Die Fußball-Gemeinde

Zum Beispiel Fußballspiel und Gottesdienst. „Wie jede Liturgie im Gottesdienst beginnt auch ein Fußballspiel stets mit Gesängen“, erklärt der katholische Theologe Eckhard Bieger, der sich ausgiebig mit der Verwandtschaft von Fußball und Religion beschäftigt. Fußballvereine haben ihre eigenen Lieder, Nationalmannschaften haben Hymnen. Nach dem Gesang folgt der feierliche Einzug der handelnden Personen – im Stadion wie in der Kirche. Was in der Kirche der sakrale Altarraum ist, das ist im Stadion der „heilige Rasen“. Der Altarraum ist dem Pfarrer vorbehalten, das Spielfeld den Fußballern und dem Schiedsrichter.

Die Fußball-Wallfahrt

In der Kirche singt der Chor ... Foto: Burkard Vogt / pixelio.de

In der Kirche singt der Chor ... Foto: Burkard Vogt / pixelio.de

Noch ein Ritus findet sich sowohl bei Religion, wie auch beim Fußball: Die Wallfahrt. Christen pilgern nach Santiago de Compostela, Moslems nach Mekka, Fußball-Fans beim Auswärtsspiel zum Stadion der gegnerischen Mannschaft. „Steht an den Wallfahrtsorten ein Tempel oder eine Kirche, ist das Ziel der Fußballwallfahrt ein Stadion“, erklärt Bieger. „Die Fußballwallfahrer ziehen in einer Prozession zum Ort des Geschehens. Dabei singen sie ihre Wallfahrtslieder. Der religiösen Feier vergleichbar findet dann in einem festen Zeitrahmen und nach festgelegten Riten das Spiel statt.“

... im Stadion die Fan-Chöre. Foto: Oliver Weber / pixelio.de

... im Stadion singen die Fan-Chöre. Foto: Oliver Weber / pixelio.de

Es geht um die Klarheit der Riten

Die Liste der Gemeinsamkeiten von Religion und Fußball ließe sich beliebig fortsetzen. Aber woher kommen die zahlreichen Ähnlichkeiten von Ballsport und Glaubenspraxis? Theo Hipp, katholischer Theologe aus Frankfurt, schreibt zurzeit an einer Doktorarbeit zum Thema „Riten“. Und er hat eine Antwort: „Die Menschen wollen Klarheit und Eindeutigkeit im Leben. Die gibt es zum einen in der Kirche, wo die Bibel als Skript im Gottesdienst inszeniert wird, andererseits im Stadion, wo auf einem klar begrenzten Spielfeld innerhalb eines klar begrenzten Zeitraums ein Spiel mit Sieger und Verlierer ausgetragen wird.“ Sowohl Kirche als auch Stadion seien Orte, in denen der Mensch den Stress des Alltags ablegen könne, erklärt Hipp. „Religion und Fußball haben klare Rituale. Die geben dem Menschen Halt.“

Menschen seien immer auf der Suche nach der „Lebenswirklichkeit“, erklärt Hipp weiter. „Und Fußball bringt diese Lebenswirklichkeit für 90 Minuten auf die Bühne.“ Wie im normalen Leben ginge es auch im Stadion um existenzielle Fragen nach Sieger und Verlierer, nach Triumph und Niederlage. Nur eben stark fokussiert auf ein Spiel.
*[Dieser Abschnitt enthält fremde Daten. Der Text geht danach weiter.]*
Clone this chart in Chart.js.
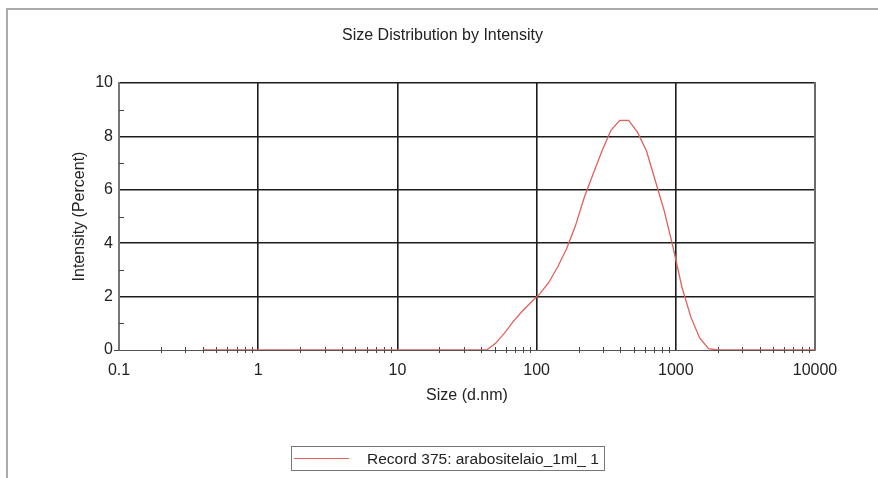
<!DOCTYPE html>
<html>
<head>
<meta charset="utf-8">
<script src="https://cdn.jsdelivr.net/npm/chart.js@4.4.0/dist/chart.umd.min.js"></script>
<style>
  body { margin: 0; background: #fff; }
  #wrap { position: relative; width: 878px; height: 478px; font-family: 'Liberation Sans', Arial, sans-serif; }
  #frame { position: absolute; left: 6px; top: 8px; right: 0; bottom: 0; border-top: 2px solid #ababab; border-left: 2px solid #ababab; }
  #legend { position: absolute; left: 291px; top: 446px; width: 312px; height: 23px; border: 1px solid #777; }
  #legend .swatch { position: absolute; left: 2px; top: 11px; width: 55px; border-top: 1px solid #e2605a; }
  #legend .label { position: absolute; left: 75px; top: 0; line-height: 23px; font-size: 15.5px; color: #222; white-space: nowrap; }
</style>
</head>
<body>
<div id="wrap">
  <div id="frame"></div>
  <canvas id="chart" width="878" height="478"></canvas>
  <div id="legend"><span class="swatch"></span><span class="label" id="legend-label"></span></div>
</div>
<script>
// size bins (d.nm) and intensity (%)
const sizes = [0.4, 0.4632, 0.5365, 0.6213, 0.7195, 0.8332, 0.9649, 1.117, 1.294, 1.499,
  1.736, 2.01, 2.328, 2.696, 3.122, 3.615, 4.187, 4.849, 5.615, 6.503,
  7.531, 8.721, 10.1, 11.7, 13.54, 15.69, 18.17, 21.04, 24.36, 28.21,
  32.67, 37.84, 43.82, 50.75, 58.77, 68.06, 78.82, 91.28, 105.7, 122.4,
  141.8, 164.2, 190.1, 220.2, 255.0, 295.3, 342.0, 396.1, 458.7, 531.2,
  615.1, 712.4, 825.0, 955.4, 1106, 1281, 1484, 1718, 1990, 2305,
  2669, 3091, 3580, 4145, 4801, 5560, 6439, 7456, 8635, 10000];
const intensity = [0, 0, 0, 0, 0, 0, 0, 0, 0, 0,
  0, 0, 0, 0, 0, 0, 0, 0, 0, 0,
  0, 0, 0, 0, 0, 0, 0, 0, 0, 0,
  0, 0, 0, 0.25, 0.63, 1.07, 1.45, 1.79, 2.11, 2.53,
  3.12, 3.79, 4.65, 5.72, 6.6, 7.46, 8.23, 8.6, 8.6, 8.15,
  7.46, 6.34, 5.22, 3.85, 2.36, 1.24, 0.45, 0.05, 0, 0,
  0, 0, 0, 0, 0, 0, 0, 0, 0, 0];
const xMajorTicks = [0.1, 1, 10, 100, 1000, 10000];
const xMinorTicks = [];
[0.1, 1, 10, 100, 1000].forEach(d => { for (let m = 2; m <= 9; m++) xMinorTicks.push(+(d * m).toPrecision(3)); });
const yMinorTicks = [1, 3, 5, 7, 9];
const seriesName = 'Record 375: arabositelaio_1ml_ 1';

document.getElementById('legend-label').textContent = seriesName;

const FONT = "'Liberation Sans', Arial, sans-serif";
const gridDark = '#1c1c1c';

const extras = {
  id: 'extras',
  beforeDatasetsDraw(chart) {
    const { ctx, chartArea: a, scales: { x, y } } = chart;
    ctx.save();
    // right border of the plot
    ctx.strokeStyle = '#6a6a6a';
    ctx.lineWidth = 2;
    ctx.beginPath();
    ctx.moveTo(a.right, a.top - 1);
    ctx.lineTo(a.right, a.bottom);
    ctx.stroke();
    // minor ticks
    ctx.strokeStyle = '#444';
    ctx.lineWidth = 1;
    ctx.beginPath();
    xMinorTicks.forEach(v => {
      const px = Math.round(x.getPixelForValue(v)) + 0.5;
      ctx.moveTo(px, a.bottom - 3);
      ctx.lineTo(px, a.bottom + 3);
    });
    yMinorTicks.forEach(v => {
      const py = Math.round(y.getPixelForValue(v)) + 0.5;
      ctx.moveTo(a.left, py);
      ctx.lineTo(a.left + 5, py);
    });
    // small outside tick at zero
    ctx.moveTo(a.left - 5, a.bottom + 0.5);
    ctx.lineTo(a.left, a.bottom + 0.5);
    ctx.stroke();
    ctx.restore();
  }
};

new Chart(document.getElementById('chart'), {
  type: 'line',
  data: {
    datasets: [{
      label: seriesName,
      data: sizes.map((s, i) => ({ x: s, y: intensity[i] })),
      borderColor: '#e2605a',
      borderWidth: 1.3,
      pointRadius: 0,
      tension: 0,
      fill: false
    }]
  },
  options: {
    responsive: false,
    animation: false,
    devicePixelRatio: 1,
    layout: { padding: { top: 0, left: 70, right: 63, bottom: 73 } },
    plugins: {
      legend: { display: false },
      tooltip: { enabled: false },
      title: {
        display: true,
        text: 'Size Distribution by Intensity',
        color: '#222',
        font: { family: FONT, size: 16, weight: 'normal' },
        padding: { top: 26, bottom: 37.8 }
      }
    },
    scales: {
      x: {
        type: 'logarithmic',
        min: 0.1,
        max: 10000,
        afterBuildTicks: s => { s.ticks = xMajorTicks.map(v => ({ value: v })); },
        afterFit: s => { s.height = 55; },
        ticks: {
          color: '#222',
          font: { family: FONT, size: 16 },
          padding: 11,
          maxRotation: 0,
          autoSkip: false,
          callback: v => String(v)
        },
        grid: {
          drawTicks: false,
          color: c => (c.tick && c.tick.value === 0.1) ? 'rgba(0,0,0,0)' : gridDark,
          lineWidth: 1.6
        },
        border: { display: true, color: '#555', width: 1 },
        title: {
          display: true,
          text: 'Size (d.nm)',
          color: '#222',
          font: { family: FONT, size: 16 },
          padding: { top: 0, bottom: 0 }
        }
      },
      y: {
        min: 0,
        max: 10,
        afterFit: s => { s.width = 49; },
        ticks: {
          stepSize: 2,
          color: '#222',
          font: { family: FONT, size: 16 },
          padding: 6
        },
        grid: {
          drawTicks: false,
          color: c => (c.tick && c.tick.value === 0) ? 'rgba(0,0,0,0)' : gridDark,
          lineWidth: 1.6
        },
        border: { display: true, color: '#777', width: 2 },
        title: {
          display: true,
          text: 'Intensity (Percent)',
          color: '#222',
          font: { family: FONT, size: 16 },
          padding: { top: 0, bottom: 0 }
        }
      }
    }
  },
  plugins: [extras]
});
</script>
</body>
</html>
„Die Religion gibt dem Menschen außerdem Hilfe im Leben“, sagt Hipp. In gewisser Weise tue das auch ein Fußballspiel. „Jedes Spiel gibt einen eindeutigen Kommentar zu einer bestimmten Situation, nämlich dem Aufeinandertreffen zweier Mannschaften ab.“ Wer nach dem Spiel aus dem Stadion komme, wisse genau, wo er dran sei, nämlich als Gewinner oder als Verlierer. Das Verlangen nach Klarheit versucht der Mensch in Ritualen auszudrücken. In der Religion gibt es solche Rituale seit Jahrtausenden. Und auch der Fußball funktioniert nicht ohne feste, jedem bekannte Riten.

Da Riten von Menschen erfunden werden, findet man sie sowohl im Gotteshaus, als auch im Fußball-Tempel. Ob umgekehrt die Vuvuzela wohl jemals Einzug in eine Kirche halten wird, bleibt allerdings fraglich.